The dogs let the children interact with each other, with specialists and with the caregiver community. They help patients form familiar networks and help the staff bond with patients.
“He’s my secret weapon to get patients out into the playroom,” said Spike.
As Zakyra finished her checkup and got ready to leave, Spike took a Polaroid picture of her and Professor. After enduring something distressing like getting shots or getting blood drawn, Spike has found that waiting for a Polaroid picture to develop usually take childrens’ minds off the pain they’re experiencing.
After she was packed, she said, “come on Professor,” and tried to pull him towards the exit.
Her mum then told her that Professor’s not going home with them, though she jokingly said that she wished there was a dog like Professor that she could have at home to keep Zakyra comfortable.
On days when patients aren’t seeing Professor, they get video messages from him and can write letters to him. Spike and the other child specialists and caregivers try to find new ways to help patients be more engaged.
For the week of Halloween, Spike will be dressing Professor up in a new costume every day, and the kids will be able to decorate mini plush versions of Professor and make costumes as part of their arts and crafts therapy.
This is to encourage patients to come in to the playroom and participate in festivities that will promote more socialisation within the community at Kravis. Strong social and emotional support networks can be beneficial to physical health outcomes.
“Sometimes Professor knows who needs him before I do,” Spike said.
Spike recounts many instances where they will be walking down a hallway, and he’ll approach a doctor or a patient or a parent, and they will tell her that interacting with him made their day.

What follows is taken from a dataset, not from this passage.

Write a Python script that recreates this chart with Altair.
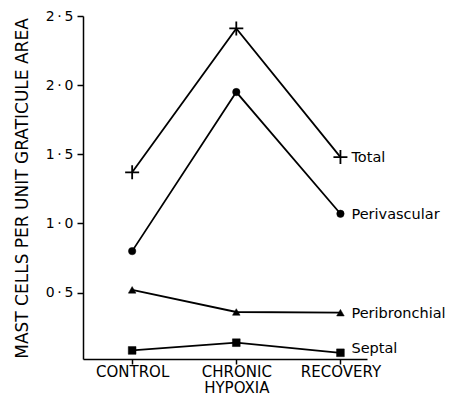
import json
import altair as alt
import pandas as pd

categories = ["CONTROL", "CHRONIC HYPOXIA", "RECOVERY"]
series = ["Total", "Perivascular", "Peribronchial", "Septal"]
total = [1.37, 2.41, 1.48]
perivascular = [0.80, 1.95, 1.07]
peribronchial = [0.52, 0.36, 0.355]
septal = [0.082, 0.138, 0.065]
y_ticks = [0.5, 1.0, 1.5, 2.0, 2.5]

values = {"Total": total, "Perivascular": perivascular,
          "Peribronchial": peribronchial, "Septal": septal}
rows = []
for s in series:
    for i, v in enumerate(values[s]):
        rows.append({"series": s, "idx": i, "category": categories[i], "value": v})
df = pd.DataFrame(rows)

FONT = "DejaVu Sans"

x = alt.X("idx:Q",
          scale=alt.Scale(domain=[-0.472, 2.255], nice=False, zero=False),
          axis=alt.Axis(values=[0, 1, 2], title=None,
                        labelExpr=f"split({json.dumps(categories)}[datum.value], ' ')",
                        labelFont=FONT, labelFontSize=15, labelColor="black",
                        labelLineHeight=16.5, labelPadding=0, labelFlush=False,
                        labelOverlap=False,
                        tickSize=5, tickColor="black", tickWidth=1.5,
                        domainColor="black", domainWidth=1.5, grid=False))
y = alt.Y("value:Q",
          scale=alt.Scale(domain=[0.02, 2.5], nice=False, zero=False),
          axis=alt.Axis(values=y_ticks, title="MAST CELLS PER UNIT GRATICULE AREA",
                        labelExpr="replace(format(datum.value, '.1f'), '.', '\u2009·\u2009')",
                        labelFont=FONT, labelFontSize=14, labelColor="black",
                        labelPadding=4, tickSize=6, tickColor="black", tickWidth=1.5,
                        domainColor="black", domainWidth=1.5, grid=False,
                        titleFont=FONT, titleFontSize=17, titleFontWeight="normal",
                        titleColor="black", titleAngle=-90, titleX=-61, titleY=172,
                        titleAlign="center", titleBaseline="middle"))

base = alt.Chart(df)

lines = base.mark_line(color="black", strokeWidth=1.8).encode(x=x, y=y, detail="series:N")

crosses = base.transform_filter(alt.datum.series == "Total").mark_point(
    shape="M-1,0L1,0M0,-1L0,1", size=196, filled=False, stroke="black",
    strokeWidth=1.8, opacity=1).encode(x=x, y=y)

others = base.transform_filter(alt.datum.series != "Total").mark_point(
    filled=True, fill="black", stroke="black", strokeWidth=0.5, opacity=1).encode(
    x=x, y=y,
    shape=alt.Shape("series:N", scale=alt.Scale(
        domain=["Perivascular", "Peribronchial", "Septal"],
        range=["circle", "triangle-up", "square"]), legend=None),
    size=alt.Size("series:N", scale=alt.Scale(
        domain=["Perivascular", "Peribronchial", "Septal"],
        range=[55, 60, 55]), legend=None))

labels = base.transform_filter(
    (alt.datum.idx == 2) & (alt.datum.series != "Septal")).mark_text(
    align="left", baseline="middle", dx=11, dy=1, font=FONT, fontSize=14.5,
    color="black").encode(x=x, y=y, text="series:N")

septal_label = base.transform_filter(
    (alt.datum.idx == 2) & (alt.datum.series == "Septal")).mark_text(
    align="left", baseline="middle", dx=11, dy=-4, font=FONT, fontSize=14.5,
    color="black").encode(x=x, y=y, text="series:N")

chart = alt.layer(lines, crosses, others, labels, septal_label).properties(
    width=284, height=343,
    autosize=alt.AutoSizeParams(type="none"),
    padding={"left": 75, "top": 8, "right": 81, "bottom": 38},
).configure(background="white", view=alt.ViewConfig(stroke=None))

chart.save("out.html", embed_options={"renderer": "svg", "actions": False})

Sometimes she can guide him into a room full of patients, and he’ll selectively go around or go up to a specific patient, and they will tell her that they really needed it at that moment.
Dogs’ heightened form of empathy make them the ideal tool for neutralising intense feelings of sadness, anger, and pain, even if patients aren’t displaying it openly.
Merceda Devoe, 29, is a special case. She has a pediatric type of cancer called rhabdomyosarcoma, so instead of being placed with adult cancer patients, she’s treated in the pediatric wing.
She’s staying in a room with a stretcher, usually intended for patients who want to rest or sleep, have a longer stay, or want isolation.
She’s one of Ali’s priorities, since she relies much more on Professor for therapeutic needs. For her, therapies like art and music that are often offered to the younger children is not something she’s as receptive to.
“One thing that we’ve really seen come out of Paws and Play is how much the staff depend on Professor and Amos,” said Stojanowski.
To respond to this, the child life team also worked to establish some structured times with the staff, emergency department, physicians, and nurses in ICU. It has a significant impact on their work health to have time with the dogs, said Stojanowski.
Sometimes Professor will stand up on a bed, or give Spike other cues that he’s tired, and she’ll lead him to her office so he can take a nap.
“They absorb a lot while they’re here, and we’re very mindful of their limits and their stress levels,” said Spike.
Dogs can burn out too, and the team wants to be sensitive to their mental health so they don’t.
To combat this, the dogs work with a trainer who gives them games to play, and ideas for activities they can do during their time off to de-stress and release tension.
On his off-days, you’ll find Professor in the park, running through leaves and chasing squirrels.